[CHALLENGE]
Make an exact copy, from the records below, of the lines from the line containing "Rebuild this diagram" to the line containing "(temf) at (951,471)", both lines included, excluding pictures.

[SUPPLIED DATA]
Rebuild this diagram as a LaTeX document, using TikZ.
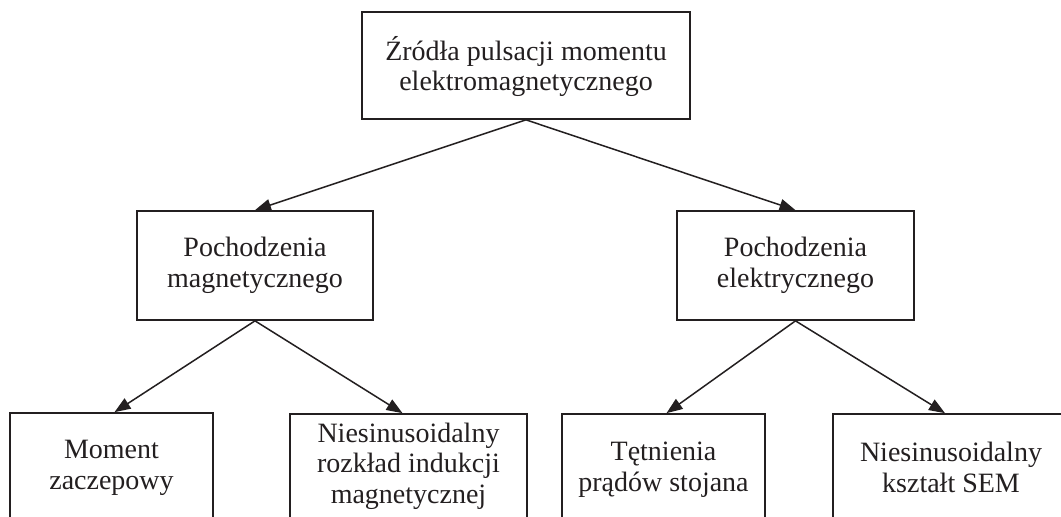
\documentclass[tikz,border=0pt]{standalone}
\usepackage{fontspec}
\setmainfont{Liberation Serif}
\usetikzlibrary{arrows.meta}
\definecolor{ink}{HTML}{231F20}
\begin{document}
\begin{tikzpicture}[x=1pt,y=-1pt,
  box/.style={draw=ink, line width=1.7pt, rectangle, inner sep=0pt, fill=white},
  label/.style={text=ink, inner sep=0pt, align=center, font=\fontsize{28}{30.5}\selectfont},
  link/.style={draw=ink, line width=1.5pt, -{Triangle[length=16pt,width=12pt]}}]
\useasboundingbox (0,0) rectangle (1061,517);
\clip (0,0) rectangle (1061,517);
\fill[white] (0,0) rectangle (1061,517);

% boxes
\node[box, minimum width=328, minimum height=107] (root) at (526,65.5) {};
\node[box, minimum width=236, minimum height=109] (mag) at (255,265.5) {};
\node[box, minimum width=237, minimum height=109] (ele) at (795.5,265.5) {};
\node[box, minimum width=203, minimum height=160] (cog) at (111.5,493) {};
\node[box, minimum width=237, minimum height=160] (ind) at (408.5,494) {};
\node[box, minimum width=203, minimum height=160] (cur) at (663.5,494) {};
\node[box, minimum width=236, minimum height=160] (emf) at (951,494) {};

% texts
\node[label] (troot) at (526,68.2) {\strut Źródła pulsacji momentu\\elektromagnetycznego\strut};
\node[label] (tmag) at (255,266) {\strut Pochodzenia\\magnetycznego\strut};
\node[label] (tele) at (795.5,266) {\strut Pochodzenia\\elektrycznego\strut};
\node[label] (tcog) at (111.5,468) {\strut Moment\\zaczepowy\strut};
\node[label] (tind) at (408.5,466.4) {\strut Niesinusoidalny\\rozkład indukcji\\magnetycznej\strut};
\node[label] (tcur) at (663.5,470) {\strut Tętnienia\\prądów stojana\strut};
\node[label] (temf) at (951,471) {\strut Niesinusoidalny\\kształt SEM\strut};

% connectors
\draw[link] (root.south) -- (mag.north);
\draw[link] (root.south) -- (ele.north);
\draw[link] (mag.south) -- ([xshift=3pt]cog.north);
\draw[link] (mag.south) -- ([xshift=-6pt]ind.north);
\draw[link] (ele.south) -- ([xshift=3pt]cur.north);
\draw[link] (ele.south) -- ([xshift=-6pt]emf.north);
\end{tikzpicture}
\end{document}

--

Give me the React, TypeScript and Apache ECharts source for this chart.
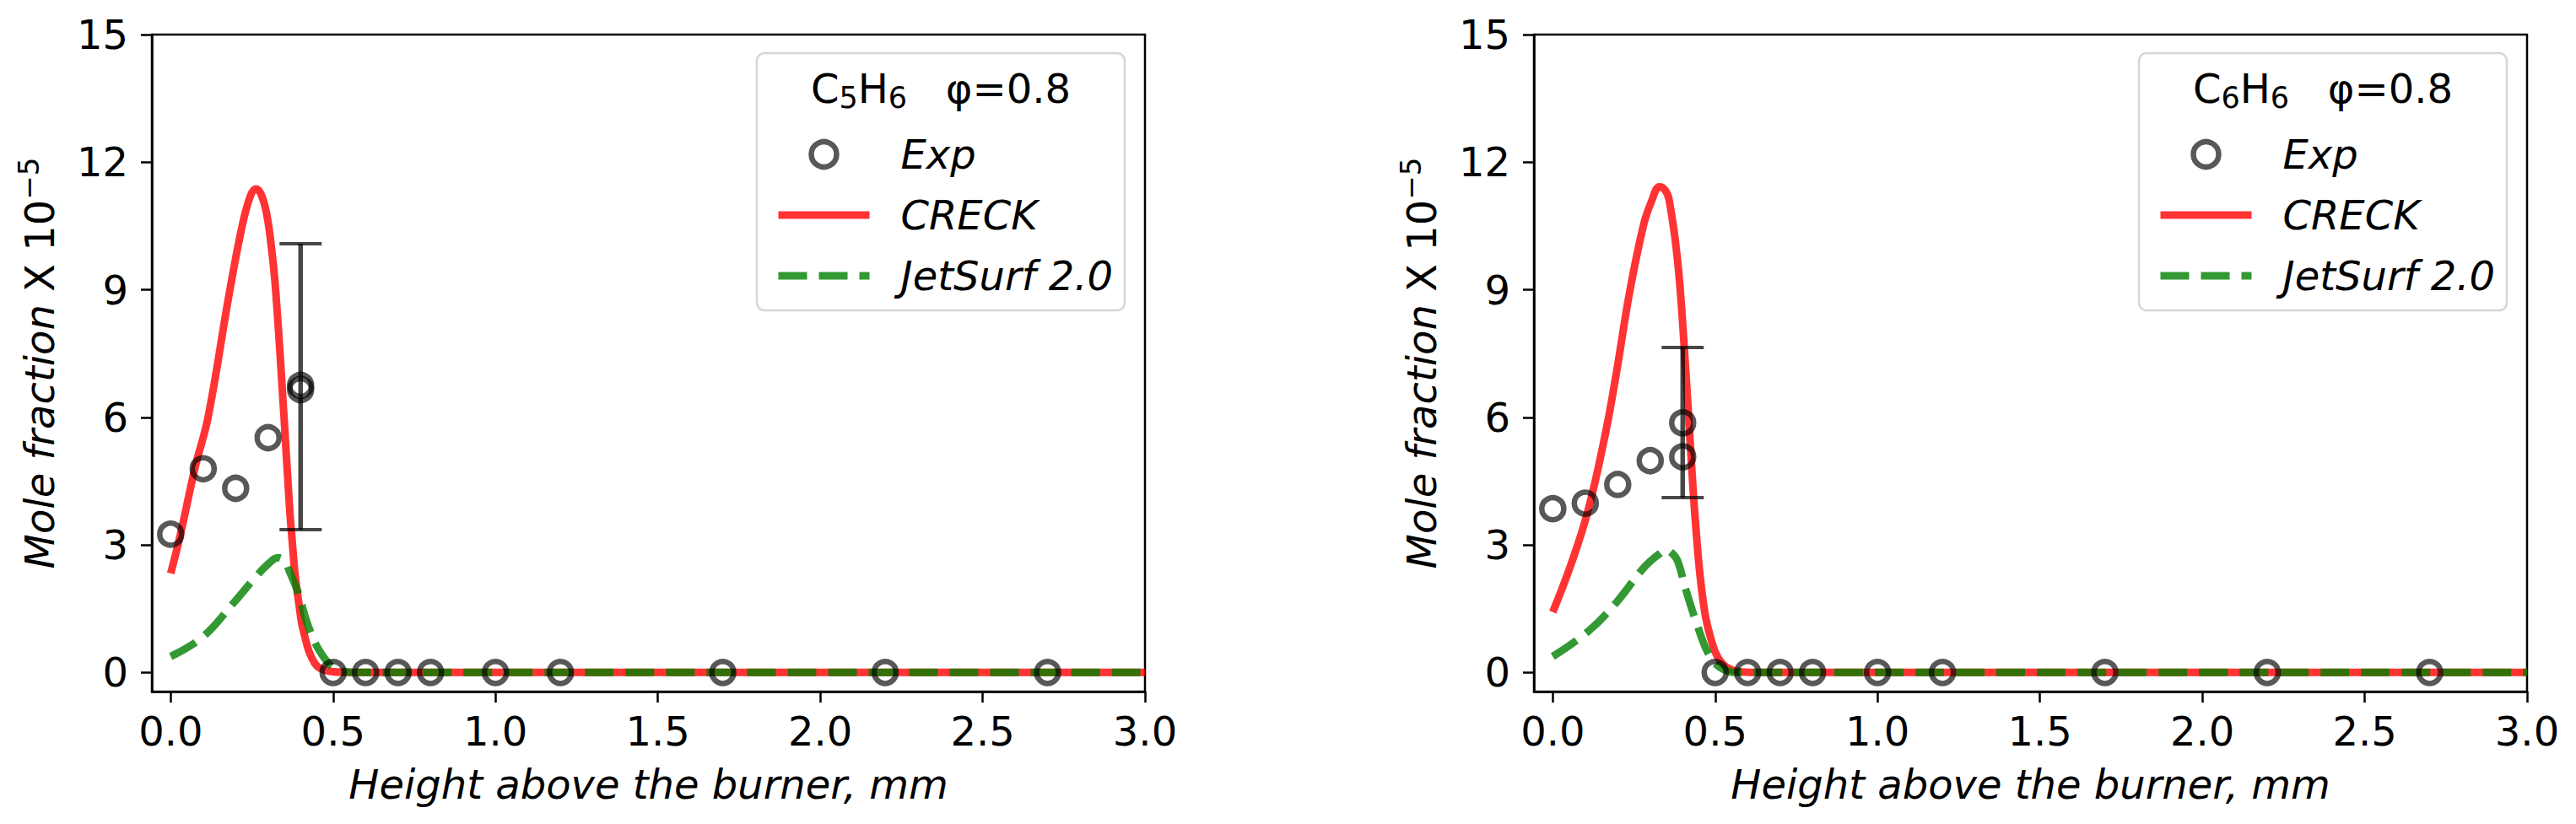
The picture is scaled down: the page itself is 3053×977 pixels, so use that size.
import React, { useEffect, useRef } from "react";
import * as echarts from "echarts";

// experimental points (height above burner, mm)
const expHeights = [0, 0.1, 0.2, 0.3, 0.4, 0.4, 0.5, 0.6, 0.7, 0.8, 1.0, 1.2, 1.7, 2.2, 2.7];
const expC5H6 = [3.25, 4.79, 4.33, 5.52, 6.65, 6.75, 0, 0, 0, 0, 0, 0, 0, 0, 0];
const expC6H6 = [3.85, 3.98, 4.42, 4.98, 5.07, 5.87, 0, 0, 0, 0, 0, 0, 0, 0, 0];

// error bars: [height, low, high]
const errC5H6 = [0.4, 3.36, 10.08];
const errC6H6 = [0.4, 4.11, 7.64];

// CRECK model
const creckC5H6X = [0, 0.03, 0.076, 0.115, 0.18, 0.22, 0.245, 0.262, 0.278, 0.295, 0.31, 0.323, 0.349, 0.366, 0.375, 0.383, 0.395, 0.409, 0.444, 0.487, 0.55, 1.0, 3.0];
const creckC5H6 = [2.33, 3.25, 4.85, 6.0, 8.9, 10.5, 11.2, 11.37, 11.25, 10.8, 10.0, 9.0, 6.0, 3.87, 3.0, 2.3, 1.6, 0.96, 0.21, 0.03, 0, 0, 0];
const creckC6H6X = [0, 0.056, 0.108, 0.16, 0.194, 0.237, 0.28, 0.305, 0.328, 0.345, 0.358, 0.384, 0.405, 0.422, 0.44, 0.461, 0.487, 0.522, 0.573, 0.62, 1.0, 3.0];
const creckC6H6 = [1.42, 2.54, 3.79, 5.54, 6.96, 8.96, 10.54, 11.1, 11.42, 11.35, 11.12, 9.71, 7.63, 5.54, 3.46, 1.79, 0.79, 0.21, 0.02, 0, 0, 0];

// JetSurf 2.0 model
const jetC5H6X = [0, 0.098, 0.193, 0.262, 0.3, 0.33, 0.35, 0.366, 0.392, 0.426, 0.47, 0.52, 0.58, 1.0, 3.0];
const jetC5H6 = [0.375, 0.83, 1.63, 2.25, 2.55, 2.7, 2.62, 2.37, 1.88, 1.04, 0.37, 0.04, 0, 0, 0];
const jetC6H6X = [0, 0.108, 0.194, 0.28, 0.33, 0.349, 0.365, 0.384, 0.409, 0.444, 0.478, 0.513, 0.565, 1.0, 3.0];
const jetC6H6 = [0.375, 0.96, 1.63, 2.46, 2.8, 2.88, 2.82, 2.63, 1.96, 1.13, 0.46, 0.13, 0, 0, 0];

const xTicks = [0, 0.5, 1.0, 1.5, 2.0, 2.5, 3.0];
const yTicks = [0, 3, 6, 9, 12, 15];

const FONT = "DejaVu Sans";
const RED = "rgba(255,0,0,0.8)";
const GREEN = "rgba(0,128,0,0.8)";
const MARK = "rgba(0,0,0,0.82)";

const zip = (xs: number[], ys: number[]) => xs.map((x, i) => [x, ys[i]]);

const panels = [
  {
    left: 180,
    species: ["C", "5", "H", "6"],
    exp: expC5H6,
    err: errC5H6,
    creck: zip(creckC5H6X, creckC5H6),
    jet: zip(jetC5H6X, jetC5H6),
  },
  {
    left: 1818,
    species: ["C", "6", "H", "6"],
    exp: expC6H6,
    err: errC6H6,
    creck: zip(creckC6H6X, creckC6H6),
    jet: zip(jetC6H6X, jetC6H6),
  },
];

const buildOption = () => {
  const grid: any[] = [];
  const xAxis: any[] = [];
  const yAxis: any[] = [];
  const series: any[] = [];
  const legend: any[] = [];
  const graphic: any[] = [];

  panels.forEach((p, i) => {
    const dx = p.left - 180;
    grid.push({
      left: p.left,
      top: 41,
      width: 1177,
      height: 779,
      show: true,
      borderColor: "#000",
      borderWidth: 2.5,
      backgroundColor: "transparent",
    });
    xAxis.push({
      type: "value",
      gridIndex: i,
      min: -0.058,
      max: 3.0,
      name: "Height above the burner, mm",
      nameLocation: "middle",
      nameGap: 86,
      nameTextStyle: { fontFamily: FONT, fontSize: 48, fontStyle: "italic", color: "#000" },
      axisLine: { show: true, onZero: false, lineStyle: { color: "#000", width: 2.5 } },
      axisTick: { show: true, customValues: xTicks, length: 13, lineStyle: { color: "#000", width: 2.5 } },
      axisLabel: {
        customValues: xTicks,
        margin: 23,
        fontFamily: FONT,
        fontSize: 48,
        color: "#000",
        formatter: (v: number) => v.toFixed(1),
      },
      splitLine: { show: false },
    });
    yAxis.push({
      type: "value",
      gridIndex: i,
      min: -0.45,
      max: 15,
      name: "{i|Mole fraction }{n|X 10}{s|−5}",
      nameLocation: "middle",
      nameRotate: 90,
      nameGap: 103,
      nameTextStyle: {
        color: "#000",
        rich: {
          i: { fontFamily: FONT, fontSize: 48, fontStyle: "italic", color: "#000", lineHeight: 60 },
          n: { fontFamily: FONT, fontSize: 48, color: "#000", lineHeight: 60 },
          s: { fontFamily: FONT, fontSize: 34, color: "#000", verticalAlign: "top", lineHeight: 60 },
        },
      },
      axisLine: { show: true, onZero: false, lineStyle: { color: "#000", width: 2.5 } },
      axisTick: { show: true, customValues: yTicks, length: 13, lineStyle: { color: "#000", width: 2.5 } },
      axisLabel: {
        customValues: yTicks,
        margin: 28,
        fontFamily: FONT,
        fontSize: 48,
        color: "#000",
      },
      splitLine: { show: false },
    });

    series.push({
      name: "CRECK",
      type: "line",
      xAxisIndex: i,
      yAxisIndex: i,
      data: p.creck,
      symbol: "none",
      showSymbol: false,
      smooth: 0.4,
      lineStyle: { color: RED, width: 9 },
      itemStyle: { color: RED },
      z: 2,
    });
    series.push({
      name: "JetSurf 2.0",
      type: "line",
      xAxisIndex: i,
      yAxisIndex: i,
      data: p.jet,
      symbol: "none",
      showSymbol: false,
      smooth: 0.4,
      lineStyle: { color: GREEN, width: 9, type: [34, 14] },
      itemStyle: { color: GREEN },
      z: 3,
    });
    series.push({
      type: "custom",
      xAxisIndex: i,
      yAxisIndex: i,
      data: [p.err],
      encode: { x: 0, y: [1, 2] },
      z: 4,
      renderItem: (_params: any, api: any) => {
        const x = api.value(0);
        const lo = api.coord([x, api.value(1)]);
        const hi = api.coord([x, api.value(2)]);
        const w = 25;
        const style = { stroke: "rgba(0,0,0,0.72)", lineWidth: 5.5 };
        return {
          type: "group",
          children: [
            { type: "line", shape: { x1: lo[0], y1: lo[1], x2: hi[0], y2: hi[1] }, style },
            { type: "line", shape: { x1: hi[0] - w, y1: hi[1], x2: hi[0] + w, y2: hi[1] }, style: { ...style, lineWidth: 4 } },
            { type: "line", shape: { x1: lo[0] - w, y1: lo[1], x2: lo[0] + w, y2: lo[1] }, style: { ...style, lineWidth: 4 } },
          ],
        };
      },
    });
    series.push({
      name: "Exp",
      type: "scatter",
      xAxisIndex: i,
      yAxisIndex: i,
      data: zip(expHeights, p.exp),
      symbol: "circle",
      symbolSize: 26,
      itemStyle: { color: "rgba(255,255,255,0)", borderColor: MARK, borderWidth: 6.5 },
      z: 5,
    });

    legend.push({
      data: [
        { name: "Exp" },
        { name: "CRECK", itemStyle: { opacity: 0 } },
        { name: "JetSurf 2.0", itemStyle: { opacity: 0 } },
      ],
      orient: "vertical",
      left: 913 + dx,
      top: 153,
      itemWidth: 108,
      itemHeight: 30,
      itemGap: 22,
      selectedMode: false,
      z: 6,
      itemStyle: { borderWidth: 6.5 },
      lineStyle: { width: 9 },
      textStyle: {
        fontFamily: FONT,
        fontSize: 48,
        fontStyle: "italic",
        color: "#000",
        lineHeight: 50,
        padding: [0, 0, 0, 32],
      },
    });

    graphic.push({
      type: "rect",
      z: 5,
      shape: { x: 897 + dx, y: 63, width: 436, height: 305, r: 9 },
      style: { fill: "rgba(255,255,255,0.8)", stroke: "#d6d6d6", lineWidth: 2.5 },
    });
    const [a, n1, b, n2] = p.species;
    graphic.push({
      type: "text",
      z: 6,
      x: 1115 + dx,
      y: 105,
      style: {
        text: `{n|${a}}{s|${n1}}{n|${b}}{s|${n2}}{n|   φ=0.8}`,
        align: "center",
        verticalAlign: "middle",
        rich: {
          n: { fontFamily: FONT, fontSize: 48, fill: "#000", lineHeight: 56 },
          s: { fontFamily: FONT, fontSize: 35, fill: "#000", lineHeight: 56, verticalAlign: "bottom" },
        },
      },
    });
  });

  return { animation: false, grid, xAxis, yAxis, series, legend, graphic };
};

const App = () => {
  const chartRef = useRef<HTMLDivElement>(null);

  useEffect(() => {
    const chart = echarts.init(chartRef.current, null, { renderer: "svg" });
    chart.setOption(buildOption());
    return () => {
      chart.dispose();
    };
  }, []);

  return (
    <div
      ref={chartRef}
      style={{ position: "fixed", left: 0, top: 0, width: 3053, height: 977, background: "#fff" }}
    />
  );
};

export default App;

* * *

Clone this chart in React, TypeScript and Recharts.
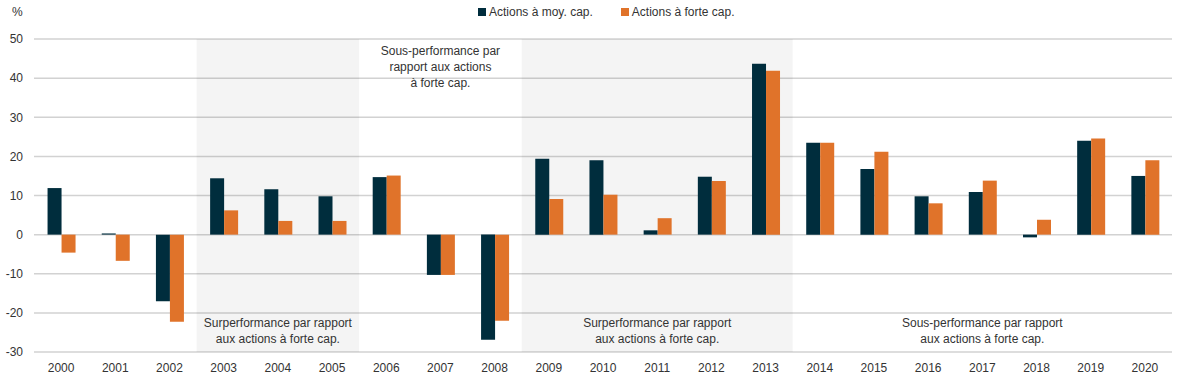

[COMPLETE ANSWER]
Rebuild this diagram as a LaTeX document, using TikZ.
\documentclass[tikz,border=0pt]{standalone}
\usepackage{fontspec}
\setmainfont{Liberation Serif}
\usetikzlibrary{arrows.meta}
\definecolor{ink}{HTML}{231F20}
\begin{document}
\begin{tikzpicture}[x=1pt,y=-1pt,
  box/.style={draw=ink, line width=1.7pt, rectangle, inner sep=0pt, fill=white},
  label/.style={text=ink, inner sep=0pt, align=center, font=\fontsize{28}{30.5}\selectfont},
  link/.style={draw=ink, line width=1.5pt, -{Triangle[length=16pt,width=12pt]}}]
\useasboundingbox (0,0) rectangle (1061,517);
\clip (0,0) rectangle (1061,517);
\fill[white] (0,0) rectangle (1061,517);

% boxes
\node[box, minimum width=328, minimum height=107] (root) at (526,65.5) {};
\node[box, minimum width=236, minimum height=109] (mag) at (255,265.5) {};
\node[box, minimum width=237, minimum height=109] (ele) at (795.5,265.5) {};
\node[box, minimum width=203, minimum height=160] (cog) at (111.5,493) {};
\node[box, minimum width=237, minimum height=160] (ind) at (408.5,494) {};
\node[box, minimum width=203, minimum height=160] (cur) at (663.5,494) {};
\node[box, minimum width=236, minimum height=160] (emf) at (951,494) {};

% texts
\node[label] (troot) at (526,68.2) {\strut Źródła pulsacji momentu\\elektromagnetycznego\strut};
\node[label] (tmag) at (255,266) {\strut Pochodzenia\\magnetycznego\strut};
\node[label] (tele) at (795.5,266) {\strut Pochodzenia\\elektrycznego\strut};
\node[label] (tcog) at (111.5,468) {\strut Moment\\zaczepowy\strut};
\node[label] (tind) at (408.5,466.4) {\strut Niesinusoidalny\\rozkład indukcji\\magnetycznej\strut};
\node[label] (tcur) at (663.5,470) {\strut Tętnienia\\prądów stojana\strut};
\node[label] (temf) at (951,471) {\strut Niesinusoidalny\\kształt SEM\strut};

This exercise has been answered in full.